If you’re reading this, it means you found us with a few clicks of your communication device. That’s how most students find their school of choice these days; or, for that matter, the ideal restaurant, especially when travelling. Websites give you an inside look to compare content, values, reviews, etc. So the story any school’s website tells is an important one, and these days it needs to go beyond typical luring lingo. Design, images, mood, stories, and customer experiences are key to convey the space and people who work it, what the school is, what it does, how it does it, and who it targets. Not an easy task.
It took 8 months to create the present site. Our goal was to better reflect our fresh-sheet approach to education, our ability as a school to evolve on a dime, based on what is happening in our food world and what our students desire. But even during the building process of the new site, new ideas were occurring inside the school, instigating constant little changes to our original drawing board. How do you build a website that reflects change as it happens without having to start from scratch? Well, we did find a solution, but not without the lengthy and sometimes challenging hoops that comes with the process.
Cooks have a penchant to figure things out, to make things happen, which makes us persistent and good learners. Which is why we got directly involved in the process, including ex-students playing a key role in the final design. With the patience of our webmaster and designers, an interesting learning process occurred: we learned the ins and outs of their skills while they learned the unique culture of our school. By participating in the process to piece together every inch of every page, we now we have the skills to adjust it any time, to keep it as current and fresh as possible. This is huge for us, as our most important product/service is communication. We know we have a great product, but communicating it well is what will get it noticed. And it keeps us in the moment, not the past.

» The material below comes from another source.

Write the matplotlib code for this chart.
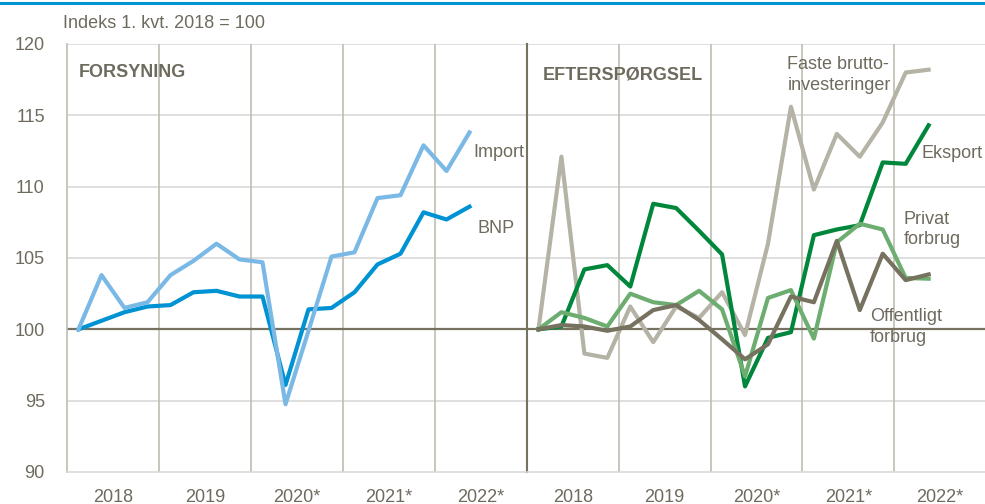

When we teach our students the practices involved in starting a business, we showcase Northwest as a prime example, one which the students experience from the front door to the back. But we are quite emphatic about learning the importance of website design and social media involvement, and we are a good example of the importance of having a hand in all processes of a business. In a technological world that focuses on specialization, food will always do better in the hands of a Renaissance thinker. And the Renaissance was about getting the message out.